— What the task asks —
Print the listing from its top line through the line containing "inner sep=0pt] (lbp)", nothing more, and leave out the pictures.

— Recorded data —
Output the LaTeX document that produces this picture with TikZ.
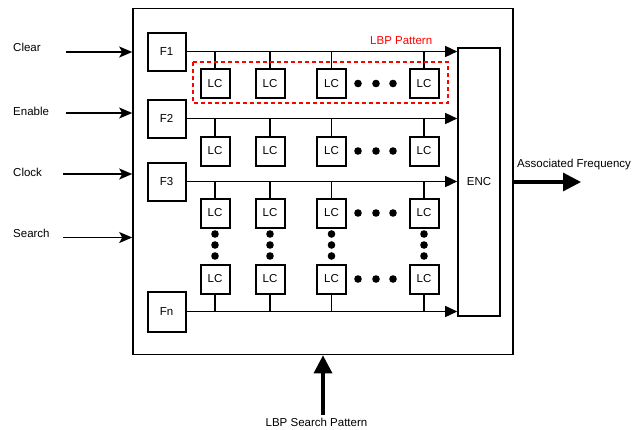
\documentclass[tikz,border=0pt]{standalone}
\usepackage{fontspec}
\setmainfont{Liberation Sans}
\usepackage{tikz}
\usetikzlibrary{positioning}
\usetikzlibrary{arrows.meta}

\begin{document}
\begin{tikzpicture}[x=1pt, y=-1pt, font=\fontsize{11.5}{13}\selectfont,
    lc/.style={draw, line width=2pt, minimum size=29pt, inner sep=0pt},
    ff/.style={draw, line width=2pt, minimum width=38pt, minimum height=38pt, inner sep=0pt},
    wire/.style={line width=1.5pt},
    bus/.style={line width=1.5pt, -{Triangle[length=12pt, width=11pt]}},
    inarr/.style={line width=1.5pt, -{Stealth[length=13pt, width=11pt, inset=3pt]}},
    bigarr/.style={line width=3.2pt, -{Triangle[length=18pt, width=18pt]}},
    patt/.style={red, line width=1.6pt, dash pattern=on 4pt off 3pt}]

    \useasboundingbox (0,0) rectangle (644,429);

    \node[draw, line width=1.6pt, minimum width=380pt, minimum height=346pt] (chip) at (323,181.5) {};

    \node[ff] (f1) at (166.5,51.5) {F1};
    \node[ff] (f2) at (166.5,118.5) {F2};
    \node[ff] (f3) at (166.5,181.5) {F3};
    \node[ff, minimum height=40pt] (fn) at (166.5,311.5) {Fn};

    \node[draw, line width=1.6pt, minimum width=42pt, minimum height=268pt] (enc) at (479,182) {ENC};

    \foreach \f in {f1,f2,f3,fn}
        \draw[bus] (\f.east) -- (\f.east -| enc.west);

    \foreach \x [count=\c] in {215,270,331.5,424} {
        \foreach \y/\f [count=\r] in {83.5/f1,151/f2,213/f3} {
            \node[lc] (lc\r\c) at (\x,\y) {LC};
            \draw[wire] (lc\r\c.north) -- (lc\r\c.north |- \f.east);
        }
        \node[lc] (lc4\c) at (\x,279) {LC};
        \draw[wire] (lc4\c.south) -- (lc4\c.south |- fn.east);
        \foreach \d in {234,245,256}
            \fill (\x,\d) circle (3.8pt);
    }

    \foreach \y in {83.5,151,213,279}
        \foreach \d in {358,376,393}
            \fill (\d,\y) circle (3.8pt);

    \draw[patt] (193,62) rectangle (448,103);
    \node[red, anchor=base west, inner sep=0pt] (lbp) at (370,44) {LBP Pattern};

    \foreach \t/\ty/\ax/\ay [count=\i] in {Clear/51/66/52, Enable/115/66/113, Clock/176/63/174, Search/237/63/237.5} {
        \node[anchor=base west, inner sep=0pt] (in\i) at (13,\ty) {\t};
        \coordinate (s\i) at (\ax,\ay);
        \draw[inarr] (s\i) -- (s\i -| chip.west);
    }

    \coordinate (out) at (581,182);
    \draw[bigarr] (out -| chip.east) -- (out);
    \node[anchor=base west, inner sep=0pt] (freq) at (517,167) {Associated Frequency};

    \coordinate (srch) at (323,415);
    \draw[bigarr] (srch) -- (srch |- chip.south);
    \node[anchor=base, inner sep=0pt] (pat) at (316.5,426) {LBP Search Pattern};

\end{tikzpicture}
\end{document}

— Output below —
Output the LaTeX document that produces this picture with TikZ.
\documentclass[tikz,border=0pt]{standalone}
\usepackage{fontspec}
\setmainfont{Liberation Sans}
\usepackage{tikz}
\usetikzlibrary{positioning}
\usetikzlibrary{arrows.meta}

\begin{document}
\begin{tikzpicture}[x=1pt, y=-1pt, font=\fontsize{11.5}{13}\selectfont,
    lc/.style={draw, line width=2pt, minimum size=29pt, inner sep=0pt},
    ff/.style={draw, line width=2pt, minimum width=38pt, minimum height=38pt, inner sep=0pt},
    wire/.style={line width=1.5pt},
    bus/.style={line width=1.5pt, -{Triangle[length=12pt, width=11pt]}},
    inarr/.style={line width=1.5pt, -{Stealth[length=13pt, width=11pt, inset=3pt]}},
    bigarr/.style={line width=3.2pt, -{Triangle[length=18pt, width=18pt]}},
    patt/.style={red, line width=1.6pt, dash pattern=on 4pt off 3pt}]

    \useasboundingbox (0,0) rectangle (644,429);

    \node[draw, line width=1.6pt, minimum width=380pt, minimum height=346pt] (chip) at (323,181.5) {};

    \node[ff] (f1) at (166.5,51.5) {F1};
    \node[ff] (f2) at (166.5,118.5) {F2};
    \node[ff] (f3) at (166.5,181.5) {F3};
    \node[ff, minimum height=40pt] (fn) at (166.5,311.5) {Fn};

    \node[draw, line width=1.6pt, minimum width=42pt, minimum height=268pt] (enc) at (479,182) {ENC};

    \foreach \f in {f1,f2,f3,fn}
        \draw[bus] (\f.east) -- (\f.east -| enc.west);

    \foreach \x [count=\c] in {215,270,331.5,424} {
        \foreach \y/\f [count=\r] in {83.5/f1,151/f2,213/f3} {
            \node[lc] (lc\r\c) at (\x,\y) {LC};
            \draw[wire] (lc\r\c.north) -- (lc\r\c.north |- \f.east);
        }
        \node[lc] (lc4\c) at (\x,279) {LC};
        \draw[wire] (lc4\c.south) -- (lc4\c.south |- fn.east);
        \foreach \d in {234,245,256}
            \fill (\x,\d) circle (3.8pt);
    }

    \foreach \y in {83.5,151,213,279}
        \foreach \d in {358,376,393}
            \fill (\d,\y) circle (3.8pt);

    \draw[patt] (193,62) rectangle (448,103);
    \node[red, anchor=base west, inner sep=0pt] (lbp) at (370,44) {LBP Pattern};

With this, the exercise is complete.